A regra é andar pelo país, especialmente fora das áreas metropolitanas de Lisboa e do Porto,
olhar para um prédio rústico ou urbano com aspeto abandonado e especular se aquele prédio
está ou não “Preso numa Herança”.

A premissa do jogo até pode não parecer divertida, mas asseguro que é: ficcionar
situações e conversas à volta do pesadelo burocrático que são os processos de inventário é
algo que francamente diverte. Afinal, o Portugal de hoje bem podia servir de contexto para uma
adaptação cinematográfica do Bleak House, de Charles Dickens.

Terminado o segmento irónico, infelizmente, o que não diverte é o facto de essa
especulação estar acertada na maioria das vezes em que é feita. Segundo recentes
declarações à Sic Notícias, Pedro Bingre Amaral, professor de Engenharia Florestal no
Politécnico de Coimbra, refere que quase 60% “do país” está registado em nome de defuntos.

Há alguns meses era noticiado que pelo menos 30% dos terrenos rústicos estão ainda
registados em nome de pessoas que já morreram. Seja qual for o número, o resultado da
incapacidade política de atualizar o direito das sucessões – que impede as pessoas de
disporem livremente dos seus bens, forçando a atribuição de parcelas da herança em função
de um modelo de família que está ultrapassado – está, uma vez mais, à vista de todos nos
últimos dias.

Não se compreende a total falta de interesse por estas matérias que demonstram os
deputados eleitos por todos nós. Todos os anos ardem hectares de floresta do nosso país e
está demonstrado que a área ardida resulta (em grande medida) da falta de gestão do
território, mas não se legisla para acabar com a fonte do problema. A fonte do problema – do
ponto de vista jurídico pelo menos – é claramente o facto de parte do Código Civil português
estar datado e as pessoas terem de passar décadas da sua vida nos tribunais a discutir um
enquadramento legal que só fazia sentido na sociedade do século XIX.

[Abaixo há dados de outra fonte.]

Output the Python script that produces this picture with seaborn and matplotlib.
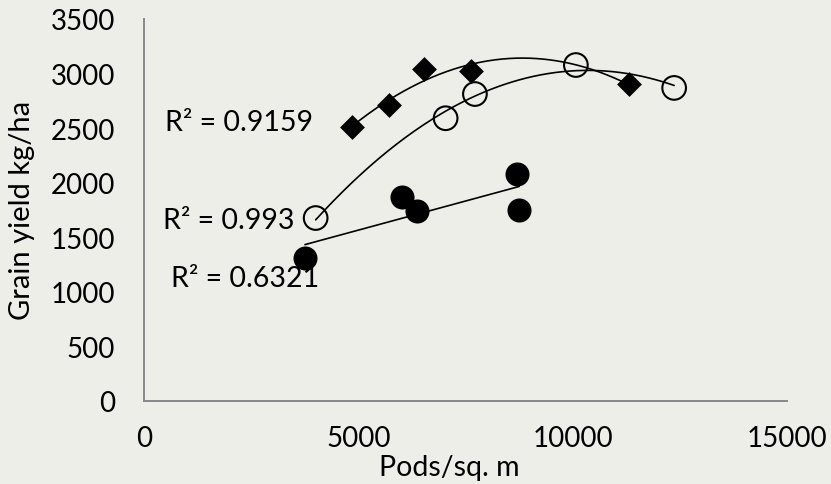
import numpy as np
import pandas as pd
import matplotlib
matplotlib.use("Agg")
import matplotlib.pyplot as plt
import seaborn as sns

# ---- data ----
diamond_x = [4855, 5705, 6536, 7633, 11307]
diamond_y = [2513, 2712, 3042, 3021, 2904]
open_x = [4001, 7036, 7720, 10077, 12372]
open_y = [1675, 2590, 2812, 3078, 2868]
filled_x = [3751, 6008, 6359, 8707, 8754]
filled_y = [1309, 1868, 1737, 2076, 1746]

r2_labels = ["R² = 0.9159", "R² = 0.993", "R² = 0.6321"]
x_ticks = [0, 5000, 10000, 15000]
y_ticks = [0, 500, 1000, 1500, 2000, 2500, 3000, 3500]
x_label = "Pods/sq. m"
y_label = "Grain yield kg/ha"

BG = "#EEEEE9"
GRAY = "#888888"

sns.set_theme(style="white")
plt.rcParams["font.family"] = ["Lato", "DejaVu Sans"]

fig = plt.figure(figsize=(8.31, 4.85), dpi=100, facecolor=BG)
W, H = 831, 485
ax = fig.add_axes([144.3 / W, 1 - 401.7 / H, (786.7 - 144.3) / W, (401.7 - 20) / H])
ax.set_facecolor(BG)

def fit_df(xs, ys, deg):
    c = np.polyfit(xs, ys, deg)
    xx = np.linspace(min(xs), max(xs), 200)
    return pd.DataFrame({"x": xx, "y": np.polyval(c, xx)})

for xs, ys, deg in [(diamond_x, diamond_y, 2), (open_x, open_y, 2), (filled_x, filled_y, 1)]:
    d = fit_df(xs, ys, deg)
    sns.lineplot(data=d, x="x", y="y", ax=ax, color="black", linewidth=1.2, sort=False)

sns.scatterplot(x=diamond_x, y=diamond_y, ax=ax, marker="D", s=160, color="black",
                edgecolor="black", linewidth=0, zorder=5)
sns.scatterplot(x=open_x, y=open_y, ax=ax, marker="o", s=290, facecolor="none",
                edgecolor="black", linewidth=1.5, zorder=5)
sns.scatterplot(x=filled_x, y=filled_y, ax=ax, marker="o", s=300, color="black",
                edgecolor="black", linewidth=0, zorder=5)

ax.set_xlim(0, 15000)
ax.set_ylim(0, 3500)
ax.set_xticks(x_ticks)
ax.set_yticks(y_ticks)
ax.tick_params(axis="both", direction="out", length=7.2, width=1.4, color=GRAY,
               labelsize=20, labelcolor="black")
ax.tick_params(axis="y", pad=14)
ax.tick_params(axis="x", pad=10)
for s in ["top", "right"]:
    ax.spines[s].set_visible(False)
for s in ["left", "bottom"]:
    ax.spines[s].set_color(GRAY)
    ax.spines[s].set_linewidth(1.4)

ax.set_xlabel(x_label, fontsize=20.5, color="black")
ax.set_ylabel(y_label, fontsize=21, color="black")
ax.xaxis.set_label_coords((449 - 144.3) / (786.7 - 144.3), -(468 - 401.7) / (401.7 - 20))
ax.yaxis.set_label_coords(-(144.3 - 22) / (786.7 - 144.3), 0.5)
ax.xaxis.label.set_va("center")
ax.yaxis.label.set_va("center")

label_pos = [(483, 2556), (437, 1657), (623, 1125)]
for txt, (lx, ly) in zip(r2_labels, label_pos):
    ax.text(lx, ly, txt, fontsize=20.5, color="black", ha="left", va="center")

fig.savefig("out.png", dpi=100, facecolor=BG)
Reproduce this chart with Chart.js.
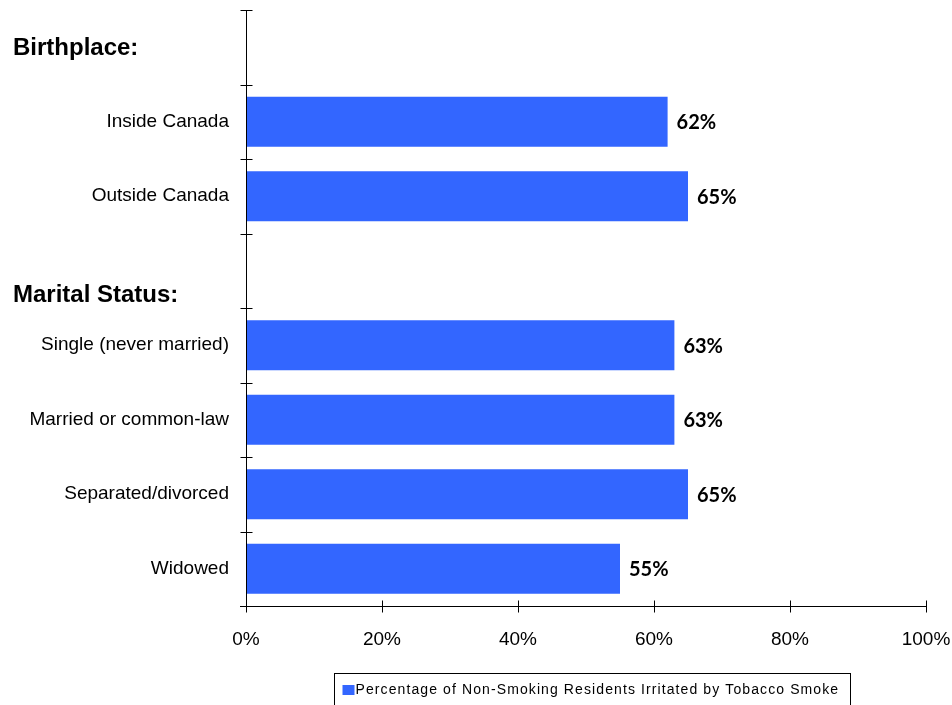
<!DOCTYPE html>
<html>
<head>
<meta charset="utf-8">
<title>Non-Smoking Residents Irritated by Tobacco Smoke</title>
<script src="https://cdn.jsdelivr.net/npm/chart.js@4/dist/chart.umd.min.js"></script>
<style>
  html, body { margin: 0; padding: 0; background: #ffffff; }
  #wrap { width: 952px; height: 705px; position: relative; }
</style>
</head>
<body>
<div id="wrap"><canvas id="chart"></canvas></div>
<script>
// Category rows, top to bottom; the two group headings occupy their own rows.
const categories = [
  'Birthplace:',
  'Inside Canada',
  'Outside Canada',
  'Marital Status:',
  'Single (never married)',
  'Married or common-law',
  'Separated/divorced',
  'Widowed'
];
const groupHeadings = ['Birthplace:', 'Marital Status:'];

// Percentage irritated, per row (headings carry no value).
const irritatedPct = [null, 62, 65, null, 63, 63, 65, 55];

// X-axis tick values (percent).
const xTicks = [0, 20, 40, 60, 80, 100];

const seriesLabel = 'Percentage of Non-Smoking Residents Irritated by Tobacco Smoke';
const barBlue = '#3366FF';

const TICK_FONT = 'Liberation Sans, Arial, sans-serif';

// Axis lines with tick marks that cross the axis.
const crossAxes = {
  id: 'crossAxes',
  afterDatasetsDraw(chart) {
    const { ctx, chartArea, scales } = chart;
    const x = scales.x, y = scales.y;
    const half = 6;
    ctx.save();
    ctx.strokeStyle = '#000';
    ctx.lineWidth = 1;
    ctx.beginPath();
    // vertical axis
    const ax = Math.round(chartArea.left) + 0.5;
    ctx.moveTo(ax, chartArea.top);
    ctx.lineTo(ax, chartArea.bottom + half);
    // horizontal axis
    const ay = Math.round(chartArea.bottom) + 0.5;
    ctx.moveTo(chartArea.left - half, ay);
    ctx.lineTo(chartArea.right, ay);
    // category boundary ticks
    const n = y.getLabels().length;
    const step = (y.bottom - y.top) / n;
    for (let i = 0; i <= n; i++) {
      const py = Math.round(y.top + i * step) + 0.5;
      ctx.moveTo(ax - half, py);
      ctx.lineTo(ax + half, py);
    }
    // value ticks
    x.ticks.forEach(t => {
      const px = Math.round(x.getPixelForValue(t.value)) + 0.5;
      ctx.moveTo(px, ay - half);
      ctx.lineTo(px, ay + half);
    });
    ctx.stroke();
    ctx.restore();
  }
};

// Bold group headings at the left edge.
const groupHeaders = {
  id: 'groupHeaders',
  afterDraw(chart, args, opts) {
    const { ctx, scales } = chart;
    const y = scales.y;
    ctx.save();
    ctx.fillStyle = '#000';
    ctx.font = 'bold 24px ' + TICK_FONT;
    ctx.textAlign = 'left';
    ctx.textBaseline = 'middle';
    let k = 0;
    categories.forEach((c, i) => {
      if (!groupHeadings.includes(c)) return;
      const nudge = (opts.nudge && opts.nudge[k]) || 0;
      ctx.fillText(c, opts.left, y.getPixelForValue(i) + nudge);
      k++;
    });
    ctx.restore();
  }
};

// Value labels at the end of each bar.
const valueLabels = {
  id: 'valueLabels',
  afterDatasetsDraw(chart) {
    const { ctx } = chart;
    const meta = chart.getDatasetMeta(0);
    const data = chart.data.datasets[0].data;
    ctx.save();
    ctx.fillStyle = '#000';
    ctx.font = 'bold 20px Lato, sans-serif';
    ctx.textAlign = 'left';
    ctx.textBaseline = 'middle';
    meta.data.forEach((bar, i) => {
      const v = data[i];
      if (v === null || v === undefined) return;
      ctx.fillText(v + '%', bar.x + 9, bar.y + 1);
    });
    ctx.restore();
  }
};

// Boxed legend under the axis.
const boxedLegend = {
  id: 'boxedLegend',
  afterDraw(chart) {
    const { ctx, chartArea } = chart;
    const ds = chart.data.datasets[0];
    ctx.save();
    ctx.font = '14px ' + TICK_FONT;
    ctx.letterSpacing = '1.1px';
    const tw = ctx.measureText(ds.label).width;
    const sw = 12, padL = 8, gap = 1, padR = 11;
    const w = padL + sw + gap + tw + padR;
    const cx = (chartArea.left + chartArea.right) / 2 + 6;
    const left = Math.round(cx - w / 2) + 0.5;
    const top = 673.5;
    ctx.strokeStyle = '#000';
    ctx.lineWidth = 1;
    ctx.strokeRect(left, top, Math.round(w), 40);
    ctx.fillStyle = ds.backgroundColor;
    ctx.fillRect(left + padL, top + 11.5, sw, 10);
    ctx.fillStyle = '#000';
    ctx.textAlign = 'left';
    ctx.textBaseline = 'middle';
    ctx.fillText(ds.label, left + padL + sw + gap, top + 17);
    ctx.restore();
  }
};

new Chart(document.getElementById('chart'), {
  type: 'bar',
  data: {
    labels: categories,
    datasets: [{
      label: seriesLabel,
      data: irritatedPct,
      backgroundColor: barBlue,
      borderWidth: 0,
      categoryPercentage: 1.0,
      barPercentage: 0.67
    }]
  },
  options: {
    indexAxis: 'y',
    responsive: true,
    maintainAspectRatio: false,
    animation: false,
    layout: { padding: { top: 10, right: 26, left: 0, bottom: 54 } },
    plugins: {
      legend: { display: false },
      tooltip: { enabled: false },
      groupHeaders: { left: 13, nudge: [1, 25] }
    },
    scales: {
      x: {
        type: 'linear',
        min: 0,
        max: 100,
        afterBuildTicks(scale) { scale.ticks = xTicks.map(v => ({ value: v })); },
        grid: { display: false, drawTicks: false },
        border: { display: false },
        ticks: {
          padding: 22,
          color: '#000',
          font: { family: TICK_FONT, size: 19 },
          callback: v => v + '%'
        },
        afterFit(scale) {
          scale.height = 45;
          scale.paddingLeft = 0;
          scale.paddingRight = 0;
        }
      },
      y: {
        type: 'category',
        offset: true,
        grid: { display: false, drawTicks: false },
        border: { display: false },
        ticks: {
          padding: 17,
          color: '#000',
          font: { family: TICK_FONT, size: 19 },
          autoSkip: false,
          callback(value) {
            const lbl = this.getLabelForValue(value);
            return groupHeadings.includes(lbl) ? '' : lbl;
          }
        },
        afterFit(scale) {
          scale.width = 246;
          scale.paddingTop = 0;
          scale.paddingBottom = 0;
        }
      }
    }
  },
  plugins: [crossAxes, valueLabels, groupHeaders, boxedLegend]
});
</script>
</body>
</html>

São inúmeros os exemplos de situações que resultam da desatualização da nossa lei
civil a nível de direito da família e das sucessões e que têm repercussões não só no que
acontece com o território, mas até com o que surge noutros aspetos da vida em sociedade.
Veja-se o que acontece nas empresas – que tantas vezes ficam paralisadas pela morte de um
sócio e pela sucessão de herdeiros que estão totalmente alheios à realidade do negócio,
propositadamente gerando conflito e instabilidade na vida da empresa e, consequentemente,
também nos seus trabalhadores.

Mais do que discursos sensacionalistas e mensagens de pesar, é necessária a adoção
de reformas legislativas que permitam verdadeiramente ultrapassar a triste realidade a que
assistimos nestes últimos dias e que é reflexo de um profundo problema que urge solucionar.